SCHAUMBURG, Ill., April 20, 2015 (GLOBE NEWSWIRE) -- Wellness Center USA, Inc. (OTCQB:WCUI), today reports that it has completed its second and final payment to JMJ Financial (JMJ) under the Note Termination Agreement previously announced on March 19, 2015. Accordingly, the Company's relationship with JMJ has ended and JMJ will no longer have any conversion rights into WCUI shares.

Pursuant to the Note Termination Agreement, JMJ had agreed to permit full repayment of the Note in the sum of $200,000 payable in two installments of $100,000 each on March 20, 2015, and on April 24, 2015, respectively. On March 19, 2015 the Company completed the first payment to JMJ in the amount of $100,000 and on April 17, 2015 the Company satisfied the second and final payment in the amount of $100,000, ahead of the April 24, 2015 due date.

"Now that Note conversions are behind us, we can continue building shareholder value without battling ongoing infusions of deeply discounted shares into our stock trading market," stated Andrew J Kandalepas, CEO and Chairman of WCUI. "With this accomplishment we will immediately eliminate any and all stock dilution related to Note conversions, drastically decrease potential cost of future capital, and will positively impact our financial picture with the removal of the loan obligation as well as restoring share value impairment caused by the derivative treatment of the Note," Kandalepas added.

About Wellness Center USA, Inc.

Wellness Center USA, Inc. (www.wellnesscenterusa.com) is a hybrid healthcare company that combines best in class technologies, software, devices, providers, protocols, goods, and services.
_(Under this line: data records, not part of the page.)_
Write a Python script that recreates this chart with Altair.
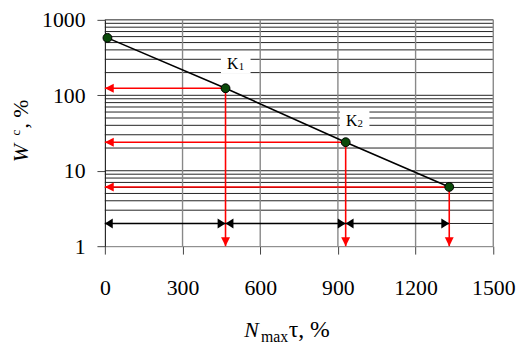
import altair as alt
import pandas as pd

# ---- data ----
point_x = [10, 466, 930, 1330]
point_y = [577, 124, 23.9, 6.1]

proj_x = [466, 930, 1330]
proj_y = [124, 23.9, 6.1]
proj_x0 = [0, 0, 0]
proj_y0 = [1, 1, 1]

span_start = [0, 466, 930]
span_end = [466, 930, 1330]
span_level = [2, 2, 2]

label_main = ["K", "K"]
label_sub = ["1", "2"]
label_x = [494, 953]
label_y = [225, 38.6]

x_tick_values = [0, 300, 600, 900, 1200, 1500]
y_tick_values = [1, 10, 100, 1000]
x_grid_values = [300, 600, 900, 1200, 1500]
y_grid_values = [2, 3, 4, 5, 6, 7, 8, 9, 10, 20, 30, 40, 50, 60, 70, 80, 90,
                 100, 200, 300, 400, 500, 600, 700, 800, 900, 1000]

FONT = "Liberation Serif"

pts = pd.DataFrame({"x": point_x, "y": point_y})
proj = pd.DataFrame({"x": proj_x, "y": proj_y, "x0": proj_x0, "y0": proj_y0})
spans = pd.DataFrame({"s": span_start, "e": span_end, "lv": span_level})
labels = pd.DataFrame({"x": label_x, "y": label_y, "m": label_main, "sub": label_sub})
hgrid = pd.DataFrame({"v": y_grid_values})
vgrid = pd.DataFrame({"v": x_grid_values})

xs = alt.Scale(domain=[0, 1500], nice=False, zero=False)
ys = alt.Scale(type="log", domain=[1, 1000], nice=False)

x_axis = alt.Axis(values=x_tick_values, format="d", title=None, grid=False, labelFont=FONT,
                  labelFontSize=22, labelColor="black", tickColor="#444", tickSize=8,
                  labelPadding=24, domainColor="#777", labelFlush=False)
y_axis = alt.Axis(values=y_tick_values, format="d", title=None, grid=False, labelFont=FONT,
                  labelFontSize=22, labelColor="black", tickColor="#444", tickSize=8,
                  labelPadding=12, domainColor="black")


def X(f):
    return alt.X(f, scale=xs, axis=x_axis)


def Y(f):
    return alt.Y(f, scale=ys, axis=y_axis)


hg = alt.Chart(hgrid).mark_rule(color="#222", strokeWidth=1).encode(y=Y("v:Q"))
vg = alt.Chart(vgrid).mark_rule(color="#888", strokeWidth=1.4).encode(x=X("v:Q"))

red_h = alt.Chart(proj).mark_rule(color="#ff0000", strokeWidth=1.6).encode(
    x=X("x0:Q"), x2="x:Q", y=Y("y:Q"))
red_v = alt.Chart(proj).mark_rule(color="#ff0000", strokeWidth=1.6).encode(
    x=X("x:Q"), y=Y("y0:Q"), y2="y:Q")
red_left = alt.Chart(proj).mark_point(shape="M0,0L1.8,-0.9L1.8,0.9Z", filled=True, size=100,
                                      color="#ff0000", opacity=1, strokeWidth=0).encode(
    x=X("x0:Q"), y=Y("y:Q"))
red_down = alt.Chart(proj).mark_point(shape="M0,0L-0.9,-1.8L0.9,-1.8Z", filled=True, size=100,
                                      color="#ff0000", opacity=1, strokeWidth=0).encode(
    x=X("x:Q"), y=Y("y0:Q"))

blk = alt.Chart(spans).mark_rule(color="black", strokeWidth=1.6).encode(
    x=X("s:Q"), x2="e:Q", y=Y("lv:Q"))
blk_l = alt.Chart(spans).mark_point(shape="M0,0L1.6,-1L1.6,1Z", filled=True, size=100,
                                    color="black", opacity=1, strokeWidth=0).encode(
    x=X("s:Q"), y=Y("lv:Q"))
blk_r = alt.Chart(spans).mark_point(shape="M0,0L-1.6,-1L-1.6,1Z", filled=True, size=100,
                                    color="black", opacity=1, strokeWidth=0).encode(
    x=X("e:Q"), y=Y("lv:Q"))

line = alt.Chart(pts).mark_line(color="black", strokeWidth=1.6).encode(x=X("x:Q"), y=Y("y:Q"))
dots = alt.Chart(pts).mark_point(filled=True, size=80, fill="#0a4a0a", stroke="black",
                                 strokeWidth=1, opacity=1, shape="circle").encode(x=X("x:Q"), y=Y("y:Q"))

boxes = alt.Chart(labels).mark_point(shape="M-1.5,-1.1H1.5V1.1H-1.5Z", filled=True, size=400,
                                     color="white", opacity=1, strokeWidth=0, xOffset=3, yOffset=-6).encode(
    x=X("x:Q"), y=Y("y:Q"))
k_main = alt.Chart(labels).mark_text(font=FONT, fontSize=16, color="black", align="center",
                                     baseline="alphabetic").encode(x=X("x:Q"), y=Y("y:Q"), text="m:N")
k_sub = alt.Chart(labels).mark_text(font=FONT, fontSize=11, color="black", align="left",
                                    baseline="alphabetic", dx=6, dy=1).encode(x=X("x:Q"), y=Y("y:Q"), text="sub:N")


def txt(s, x, y, size, italic=False, angle=0):
    return alt.Chart(pd.DataFrame({"t": [s]})).mark_text(
        font=FONT, fontSize=size, fontStyle="italic" if italic else "normal", color="black",
        align="left", baseline="alphabetic", angle=angle).encode(
        x=alt.value(x), y=alt.value(y), text="t:N")


titles = [
    txt("N", 141, 321, 22, italic=True),
    txt("max", 158, 326, 16),
    txt("τ, %", 186, 321, 24),
    txt("W", -78, 144, 22, italic=True, angle=270),
    txt("c", -86, 117, 13, angle=270),
    txt(", %", -78, 110, 22, angle=270),
]

chart = alt.layer(hg, vg, red_h, red_v, blk, line, red_left, red_down, blk_l, blk_r, dots,
                  boxes, k_main, k_sub, *titles).properties(
    width=393, height=229,
    autosize=alt.AutoSizeParams(type="none"),
    padding={"left": 98, "top": 10, "right": 23, "bottom": 100},
).configure_view(stroke=None)

chart.save("out.html", embed_options={"renderer": "svg", "actions": False})
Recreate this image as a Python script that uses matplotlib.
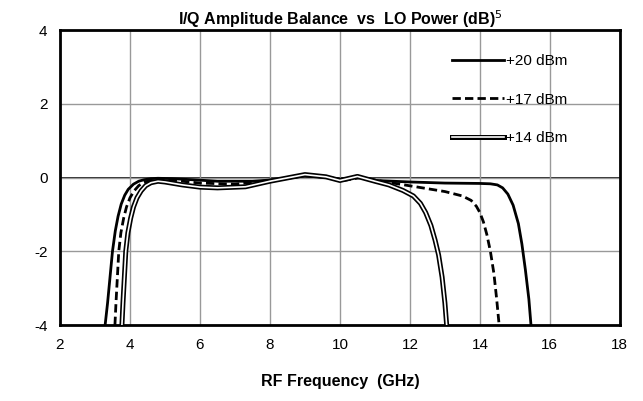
import matplotlib.pyplot as plt
import matplotlib.patheffects as pe

# Data
f_20 = [3.29, 3.36, 3.43, 3.5, 3.58, 3.66, 3.75, 3.85, 3.95, 4.1, 4.25, 4.4, 4.6, 4.8, 5.2, 5.8,
        6.5, 7.5, 8.3, 9.0, 9.7, 10.0, 10.5, 11.0, 12.0, 13.0, 14.0, 14.3, 14.5, 14.65, 14.8,
        14.95, 15.1, 15.2, 15.3, 15.4, 15.46]
a_20 = [-4, -3.4, -2.7, -2.0, -1.45, -1.05, -0.72, -0.48, -0.32, -0.18, -0.1, -0.06, -0.03, -0.02,
        -0.03, -0.06, -0.1, -0.1, -0.05, 0.05, 0.0, -0.05, 0.02, -0.08, -0.12, -0.15, -0.16,
        -0.17, -0.2, -0.28, -0.45, -0.75, -1.25, -1.8, -2.5, -3.3, -4]

f_17 = [3.57, 3.6, 3.64, 3.68, 3.74, 3.82, 3.9, 4.0, 4.12, 4.25, 4.4, 4.6, 4.8, 5.0, 5.5, 6.0,
        7.0, 8.0, 9.0, 9.7, 10.1, 10.6, 11.2, 12.1, 13.0, 13.5, 13.75, 13.9, 14.0, 14.1, 14.2,
        14.3, 14.4, 14.48, 14.55]
a_17 = [-4, -3.4, -2.7, -2.0, -1.5, -1.1, -0.8, -0.55, -0.36, -0.22, -0.13, -0.07, -0.05, -0.05,
        -0.1, -0.15, -0.18, -0.08, 0.05, 0.0, -0.08, 0.0, -0.1, -0.24, -0.38, -0.5, -0.62, -0.78,
        -0.95, -1.2, -1.55, -2.0, -2.6, -3.3, -4]

f_14 = [3.77, 3.8, 3.84, 3.88, 3.94, 4.02, 4.1, 4.2, 4.32, 4.45, 4.6, 4.8, 5.0, 5.5, 6.0, 6.5,
        7.3, 8.0, 9.0, 9.6, 10.0, 10.5, 11.0, 11.4, 11.8, 12.1, 12.3, 12.45, 12.6, 12.72, 12.82,
        12.92, 13.0, 13.05]
a_14 = [-4, -3.4, -2.7, -2.0, -1.5, -1.1, -0.8, -0.55, -0.36, -0.22, -0.14, -0.1, -0.12, -0.2,
        -0.26, -0.28, -0.25, -0.1, 0.08, 0.02, -0.08, 0.03, -0.1, -0.2, -0.35, -0.5, -0.7, -0.95,
        -1.3, -1.7, -2.1, -2.7, -3.4, -4]

plt.rcParams['font.family'] = ['Liberation Sans', 'DejaVu Sans']
plt.rcParams['axes.unicode_minus'] = False

fig = plt.figure(figsize=(6.43, 4.01), dpi=100)
ax = fig.add_axes([0.0933, 0.1895, 0.8707, 0.7355])

ax.grid(True, color='#999999', linewidth=1)
ax.axhline(0, color='black', linewidth=1.2, zorder=1.5)

ax.plot(f_20, a_20, color='black', linewidth=2, label='+20 dBm', zorder=3)
ax.plot(f_17, a_17, color='black', linewidth=2, linestyle=(0, (3, 1.5)), label='+17 dBm', zorder=3)
ax.plot(f_14, a_14, color='white', linewidth=1.2, label='+14 dBm', zorder=3,
        path_effects=[pe.Stroke(linewidth=3.6, foreground='black'), pe.Normal()])

ax.set_xlim(2, 18)
ax.set_ylim(-4, 4)
ax.set_xticks(range(2, 19, 2))
ax.set_yticks(range(-4, 5, 2))
ax.tick_params(length=0, labelsize=11, pad=9)
for s in ax.spines.values():
    s.set_linewidth(2)

ax.set_title('I/Q Amplitude Balance  vs  LO Power (dB)$^5$', fontsize=11.5, fontweight='bold', pad=3)
ax.set_xlabel('RF Frequency  (GHz)', fontsize=11.5, fontweight='bold', labelpad=16)

ax.legend(loc='upper right', frameon=False, fontsize=11, handlelength=3.4,
          handletextpad=0.1, labelspacing=1.6, bbox_to_anchor=(0.93, 0.965))

plt.savefig('out.png', dpi=100)
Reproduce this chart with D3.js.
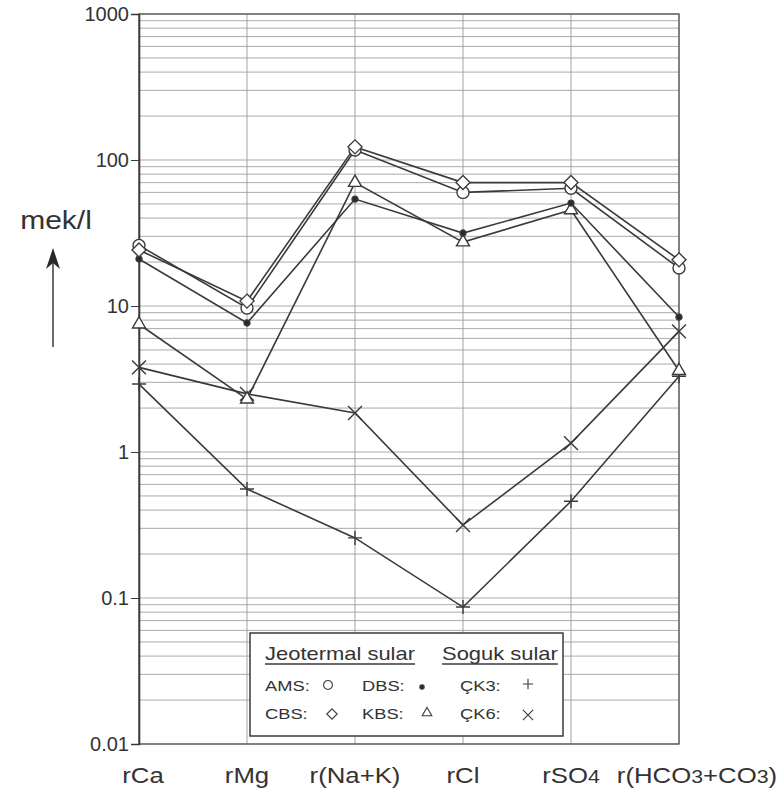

It was created to address important healthcare and wellness needs via breakthrough solutions, all centered around the "well-being of the body and mind". Wellness Center USA, Inc. is the parent company of three businesses reporting consolidated: Stealth Mark, National Pain Centers, and Psoria-Shield.

Safe Harbor Statement:

Certain statements and projections contained in this presentation that are not statements or financial results of historical fact constitute forward-looking statements within the meaning of the Private Securities Litigation Reform Act of 1995. Such statements and projections include statements regarding any proposed exchange transactions, the anticipated closing date of such transactions and future results following a closing of the transactions. Forward-looking statements can be identified by the fact that they do not relate strictly to historical or current facts. They often include words like "believe," "expect," "anticipate," "pending", "estimate," and "intend" or future or conditional verbs such as "will," "would," "should," "could," or "may." While it is not possible to identify all factors, risks and uncertainties that might relate to, affect or arise from the proposed transactions and plans which might cause actual results to differ materially from expected results, such factors, risks and uncertainties include delays in completing the transactions, difficulties in integrating operations following the transactions, difficulties in manufacturing and delivering products, potential market rejection of products or services, increased competitive pressures, changes in general economic conditions, legislative and regulatory changes that adversely affect the business in which the parties are engaged, changes in the securities markets and other factors, risks and uncertainties disclosed from time to time in documents that the Company files with the SEC.